Does anyone know what happened with Gabriele Baldocci's Liszt/Beethoven's project ("the complete execution of Beethoven's Symphonies")?

It started back in 2012 with the First and the Sixth, and the idea was to release a double album in 2015 with the Second, Third and Fifth, and complete the cycle by 2016. But that didn't quite happen: Vol 2 was released as a single CD with only one symphony (the glorious Third) and some bagatelles (unnecessary padding, IMHO). And as far as I know nothing else has been released after that, did the project fizzle out?


----------



## Merl (Jul 28, 2016)

I have no idea what happened to the project but according to the Trinity Lavan website "He has also recorded Beethoven's Complete Symphonies transcribed by Liszt for solo piano, published on five CDs by Dynamic in 2012 and 2013." Maybe he has recorded all the symphonies but Dynamic are releasing them slowly (for some reason). Ive checked the Dynamic website and catalogue and theres still only the 2 discs available up to now but his email address is on the Lavan Trinity website below. Just send him a quick email. Im sure he'll get back to you.

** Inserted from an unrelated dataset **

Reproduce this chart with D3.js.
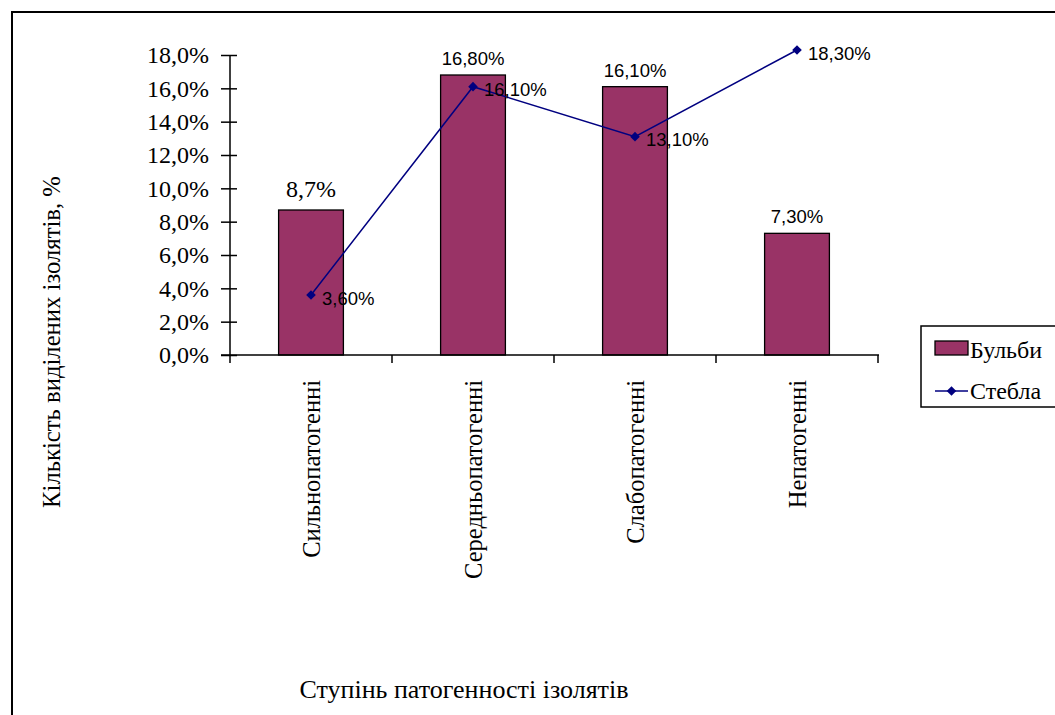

https://www.trinitylaban.ac.uk/study/teaching-staff/gabriele-baldocci


----------



## zamkam (Feb 22, 2019)

@Avatar Thanks for the link, if that doesn't work nothing will


----------



## zamkam (Feb 22, 2019)

zamkam said:


> @Avatar Thanks for the link, if that doesn't work nothing will


That was supposed to say @Merl, not @Avatar


----------



## zamkam (Feb 22, 2019)

For anyone who might be interested, I followed Merl's suggestion and lo and behold it worked! Gabriele replied almost immediately, this is what he wrote about the project:

"I am going to release the third CD this year. It will definitely include the 5th Symphony, which I have been playing live for more than a year and the 2nd Symphony, which is nearly ready. It is a monumental project which is taking a big chunk of my time but I am not rushing it because I really want to give it the care it deserves."

Many thanks to Gabriele.


----------



## Merl (Jul 28, 2016)

zamkam said:


> For anyone who might be interested, I followed Merl's suggestion and lo and behold it worked! Gabriele replied almost immediately, this is what he wrote about the project:
> 
> "I am going to release the third CD this year. It will definitely include the 5th Symphony, which I have been playing live for more than a year and the 2nd Symphony, which is nearly ready. It is a monumental project which is taking a big chunk of my time but I am not rushing it because I really want to give it the care it deserves."
> 
> Many thanks to Gabriele.


What a nice man for taking the time to answer you. Had a feeling he would.


----------